Data extracted from a collection
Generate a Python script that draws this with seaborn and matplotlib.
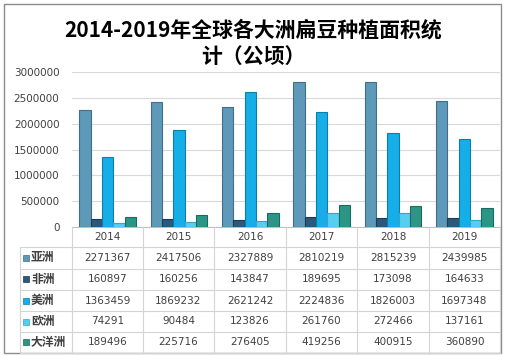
import matplotlib
matplotlib.use("Agg")
import matplotlib.pyplot as plt
import seaborn as sns
import pandas as pd
from matplotlib.lines import Line2D
from matplotlib.patches import Rectangle

years = ["2014", "2015", "2016", "2017", "2018", "2019"]
continents = ["亚洲", "非洲", "美洲", "欧洲", "大洋洲"]
asia = [2271367, 2417506, 2327889, 2810219, 2815239, 2439985]
africa = [160897, 160256, 143847, 189695, 173098, 164633]
america = [1363459, 1869232, 2621242, 2224836, 1826003, 1697348]
europe = [74291, 90484, 123826, 261760, 272466, 137161]
oceania = [189496, 225716, 276405, 419256, 400915, 360890]
yticks = [0, 500000, 1000000, 1500000, 2000000, 2500000, 3000000]
title = "2014-2019年全球各大洲扁豆种植面积统\n计（公顷）"

series = [asia, africa, america, europe, oceania]
colors = ["#5e99b9", "#2d587a", "#16aee6", "#55cef0", "#2b9686"]
edges = ["#3f6f8a", "#1d3c55", "#0a7fae", "#2fa8cc", "#1b6b5e"]

sns.set_theme(style="white")
plt.rcParams["font.family"] = ["Noto Sans CJK SC", "DejaVu Sans"]

rows = []
for c, vals in zip(continents, series):
    for y, v in zip(years, vals):
        rows.append({"year": y, "continent": c, "value": v})
df = pd.DataFrame(rows)

W, H = 507, 356
fig = plt.figure(figsize=(W / 100, H / 100), dpi=100)
fig.patch.set_facecolor("white")

x0, x1, ytop, ybot = 72, 500, 72, 227
ax = fig.add_axes([x0 / W, (H - ybot) / H, (x1 - x0) / W, (ybot - ytop) / H])
sns.barplot(data=df, x="year", y="value", hue="continent", order=years,
            hue_order=continents, palette=colors, width=0.79, gap=0,
            saturation=1, ax=ax, legend=False, zorder=3)
for cont, ec in zip(ax.containers, edges):
    for bar in cont:
        bar.set_edgecolor(ec)
        bar.set_linewidth(0.8)

ax.set_xlim(-0.5, 5.5)
ax.set_ylim(0, 3000000)
ax.set_yticks(yticks)
ax.set_yticklabels([str(t) for t in yticks], color="#404040", fontsize=7.5,
                   family="DejaVu Sans")
ax.tick_params(axis="y", length=0, pad=9)
ax.set_xticks([])
ax.set_xlabel("")
ax.set_ylabel("")
ax.yaxis.grid(True, color="#d9d9d9", linewidth=0.8, zorder=0)
ax.set_axisbelow(True)
for s in ["left", "right", "top"]:
    ax.spines[s].set_visible(False)
ax.spines["bottom"].set_color("#bfbfbf")
ax.spines["bottom"].set_linewidth(0.8)

# overlay axes in pixel coordinates for table, title and border
ov = fig.add_axes([0, 0, 1, 1], zorder=5)
ov.set_xlim(0, W)
ov.set_ylim(H, 0)
ov.axis("off")
ov.patch.set_alpha(0)

gc = "#d4d4d4"
colx = [72, 143, 214, 286, 357, 429, 500]
rowy = [247, 268.5, 290, 311, 332, 352.5]
for xv in colx:
    ov.add_line(Line2D([xv, xv], [227, 352.5], color=gc, lw=0.8))
ov.add_line(Line2D([20, 20], [247, 352.5], color=gc, lw=0.8))
for yv in rowy:
    ov.add_line(Line2D([20, 500], [yv, yv], color=gc, lw=0.8))

for i, yr in enumerate(years):
    cx = (colx[i] + colx[i + 1]) / 2
    ov.text(cx, 237, yr, ha="center", va="center", fontsize=7.5,
            color="#404040", family="DejaVu Sans")
for r, (cont, vals) in enumerate(zip(continents, series)):
    cy = (rowy[r] + rowy[r + 1]) / 2
    ov.add_patch(Rectangle((23, cy - 3), 6, 6, facecolor=colors[r],
                           edgecolor=edges[r], lw=0.5))
    ov.text(31, cy, cont, ha="left", va="center", fontsize=8.5,
            color="#404040", fontweight="bold")
    for i, v in enumerate(vals):
        cx = (colx[i] + colx[i + 1]) / 2
        ov.text(cx, cy, str(v), ha="center", va="center", fontsize=7.5,
                color="#404040", family="DejaVu Sans")

# border
ov.add_patch(Rectangle((3.5, 4), 497.5, 348.5, fill=False, edgecolor="#8c8c8c",
                       lw=1))

lines = title.split("\n")
ov.text(253, 30, lines[0], ha="center", va="center", fontsize=15,
        color="black", fontweight="bold")
ov.text(253, 56, lines[1], ha="center", va="center", fontsize=15,
        color="black", fontweight="bold")

fig.savefig("out.png", dpi=100)
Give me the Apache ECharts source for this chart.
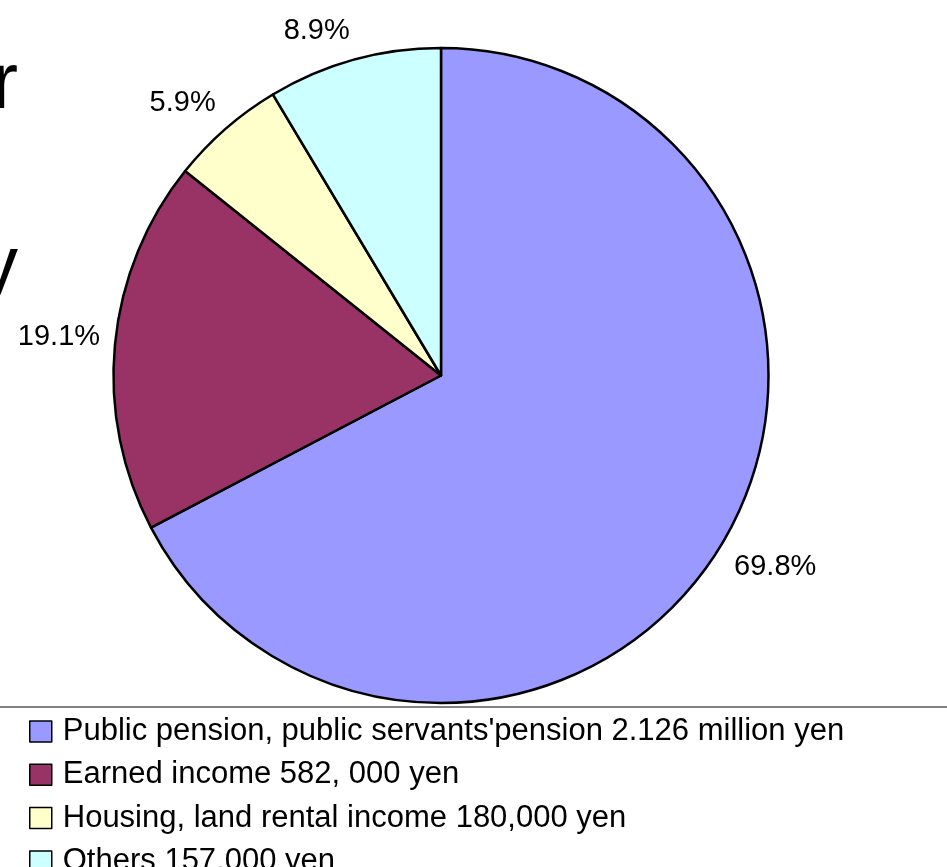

## Your objective
From the records above, pull out each line that has "matplotlib".

## Expected answer
Generate a Python script that draws this with seaborn and matplotlib.
import matplotlib
matplotlib.use("Agg")
import matplotlib.pyplot as plt
from matplotlib.lines import Line2D
from matplotlib.patches import Rectangle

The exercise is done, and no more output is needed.